#### The task:
Begin at the first line of the data and copy each line through the one containing "Chart.register(...registerables);", that line included, with no pictures.
________________
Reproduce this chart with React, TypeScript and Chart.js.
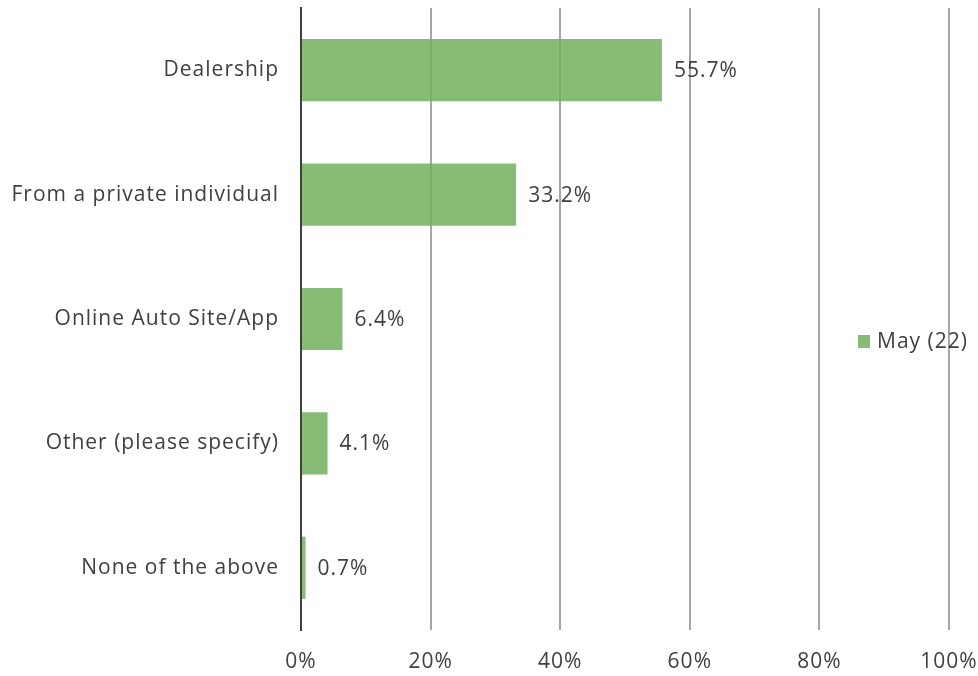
import React, { useEffect, useRef } from "react";
import { Chart, registerables } from "chart.js";

Chart.register(...registerables);

const categories = [
  "Dealership",
  "From a private individual",
  "Online Auto Site/App",
  "Other (please specify)",
  "None of the above",
];
const seriesName = "May (22)";
const values = [55.7, 33.2, 6.4, 4.1, 0.7];
const xTicks = [0, 20, 40, 60, 80, 100];

const FONT = "'Open Sans', sans-serif";
const FSIZE = 21;
const TEXT = "#404040";
const BAR = "rgba(113,176,94,0.85)";

const spacing = {
  id: "spacing",
  beforeDraw(chart: any) {
    (chart.ctx as any).letterSpacing = "1px";
  },
};

const valueLabels = {
  id: "valueLabels",
  afterDatasetsDraw(chart: any) {
    const ctx = chart.ctx;
    const meta = chart.getDatasetMeta(0);
    ctx.save();
    ctx.font = `${FSIZE}px ${FONT}`;
    ctx.fillStyle = TEXT;
    ctx.textAlign = "left";
    ctx.textBaseline = "middle";
    meta.data.forEach((el: any, i: number) => {
      ctx.fillText(values[i].toFixed(1) + "%", el.x + 12, el.y + 1);
    });
    ctx.restore();
  },
};

const overlayLegend = {
  id: "overlayLegend",
  afterDraw(chart: any) {
    const ctx = chart.ctx;
    const cy = 341;
    ctx.save();
    ctx.fillStyle = BAR;
    ctx.fillRect(858, cy - 6, 12, 13);
    ctx.font = `${FSIZE}px ${FONT}`;
    ctx.fillStyle = TEXT;
    ctx.textAlign = "left";
    ctx.textBaseline = "middle";
    ctx.fillText(seriesName, 877, cy + 1);
    ctx.restore();
  },
};

const zeroPad = (axis: any) => {
  axis.paddingLeft = 0;
  axis.paddingRight = 0;
  axis.paddingTop = 0;
  axis.paddingBottom = 0;
};

export default function App() {
  const ref = useRef<HTMLCanvasElement | null>(null);
  useEffect(() => {
    if (!ref.current) return;
    const chart = new Chart(ref.current, {
      type: "bar",
      data: {
        labels: categories,
        datasets: [
          {
            label: seriesName,
            data: values,
            backgroundColor: BAR,
            barPercentage: 1,
            categoryPercentage: 0.5,
          },
        ],
      },
      options: {
        indexAxis: "y",
        animation: false,
        responsive: false,
        maintainAspectRatio: false,
        layout: { padding: { top: 8, right: 29, left: 0, bottom: 0 } },
        plugins: { legend: { display: false }, tooltip: { enabled: false } },
        scales: {
          x: {
            min: 0,
            max: 100,
            afterBuildTicks: (axis: any) => {
              axis.ticks = xTicks.map((v) => ({ value: v }));
            },
            afterFit: (axis: any) => {
              axis.height = 46;
              zeroPad(axis);
            },
            grid: {
              color: "#a6a6a6",
              lineWidth: 2,
              drawTicks: false,
            },
            border: { display: false },
            ticks: {
              padding: 19,
              color: TEXT,
              font: { family: FONT, size: FSIZE },
              callback: (v: any) => v + "%",
            },
          },
          y: {
            afterFit: (axis: any) => {
              axis.width = 301;
              zeroPad(axis);
            },
            grid: { display: false, drawTicks: false },
            border: { display: true, color: "#404040", width: 2 },
            ticks: {
              padding: 22,
              color: TEXT,
              font: { family: FONT, size: FSIZE },
            },
          },
        },
      },
      plugins: [spacing, valueLabels, overlayLegend],
    });
    return () => chart.destroy();
  }, []);
  return (
    <div style={{ position: "fixed", left: 0, top: 0, width: 978, height: 676, background: "#fff" }}>
      <canvas ref={ref} width={978} height={676} />
    </div>
  );
}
________________
#### Solved problem:
Reproduce this chart with React, TypeScript and Chart.js.
import React, { useEffect, useRef } from "react";
import { Chart, registerables } from "chart.js";

Chart.register(...registerables);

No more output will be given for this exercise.